Note that when we asked Darrell about this he questioned the performance benefits of version 8. Mans probably knows more.
There is no benefit to v8. v7 added support for the rarely/never used arithmetic coding option, left out of earlier versions due to patent issues. Since nobody uses this mode, supporting it is irrelevant. v8 only adds some experimental, non-standard coding options even less relevant to any real-world uses. What is relevant is, however, that v8 is significantly slower than v6 in the default configuration. I don't remember if this slowdown was present already in v7.
According to Bill Allombert, v8 support more image format
Yes, v8 (and v7) supports the arithmetic coding mode defined in the JPEG spec. Since nobody ever uses this, it is not important. If you mean more non-JPEG formats are supported by the cjpeg/djpeg tools, that is of little importance since nobody uses those in "production" either.

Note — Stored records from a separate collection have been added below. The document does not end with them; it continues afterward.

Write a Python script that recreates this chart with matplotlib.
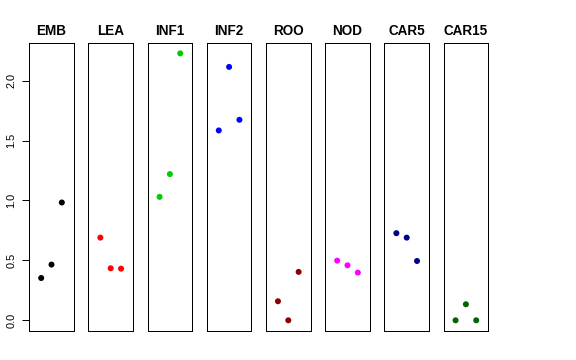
import matplotlib
matplotlib.use("Agg")
import matplotlib.pyplot as plt

plt.rcParams['font.family'] = ['Liberation Sans', 'DejaVu Sans']

groups = ["EMB", "LEA", "INF1", "INF2", "ROO", "NOD", "CAR5", "CAR15"]
colors = ["black", "red", "#00CD00", "blue", "#8B0000", "magenta", "#00008B", "#006400"]
values = [
    [0.353, 0.465, 0.983],
    [0.690, 0.434, 0.431],
    [1.030, 1.220, 2.227],
    [1.584, 2.114, 1.673],
    [0.159, 0.000, 0.404],
    [0.498, 0.459, 0.398],
    [0.727, 0.690, 0.495],
    [0.000, 0.134, 0.000],
]
xpos = [1, 2, 3]
yticks = [0.0, 0.5, 1.0, 1.5, 2.0]

W, H = 576, 360
fig = plt.figure(figsize=(W / 72, H / 72), dpi=72)

ymin = min(min(v) for v in values)
ymax = max(max(v) for v in values)
ext = 0.04 * (ymax - ymin)

left0, step, width = 29.2, 59.2, 44.6
top, bottom = 42.7, 331.0

for i, (name, col, vals) in enumerate(zip(groups, colors, values)):
    ax = fig.add_axes([(left0 + i * step) / W, 1 - bottom / H, width / W, (bottom - top) / H])
    ax.scatter(xpos, vals, s=36, color=col, edgecolors='none', zorder=3)
    ax.set_xlim(-0.16, 4.16)
    ax.set_ylim(ymin - ext, ymax + ext)
    ax.set_xticks([])
    for sp in ax.spines.values():
        sp.set_linewidth(1.0)
        sp.set_color('black')
    ax.set_title(name, fontsize=13.5, fontweight='bold', pad=8)
    if i == 0:
        ax.set_yticks(yticks)
        ax.set_yticklabels(["%.1f" % t for t in yticks], rotation=90, va='center', fontsize=11)
        ax.tick_params(axis='y', length=7, width=1, pad=6)
    else:
        ax.set_yticks([])

fig.savefig("out.png", dpi=72)
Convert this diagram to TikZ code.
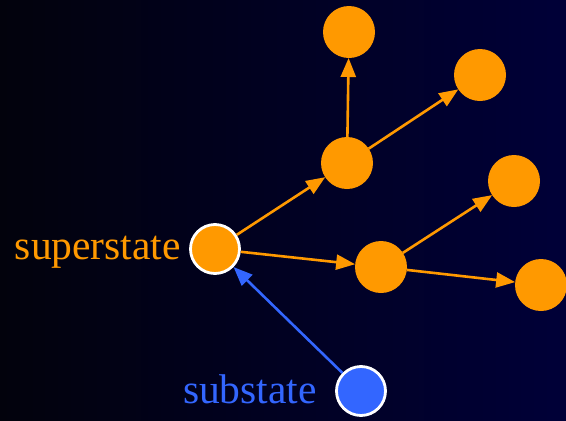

and provide a higher image quality.
Maybe. I have not seen any tests to substantiate this claim. When *decoding* v8 actually produces poorer results in some cases due to using dct-based upscaling of chroma planes (this is also the cause of the slowdown).
There's probably benefit to v8 if a distribution switch from v6 to v8.
Distributions sometimes do things without good reasons.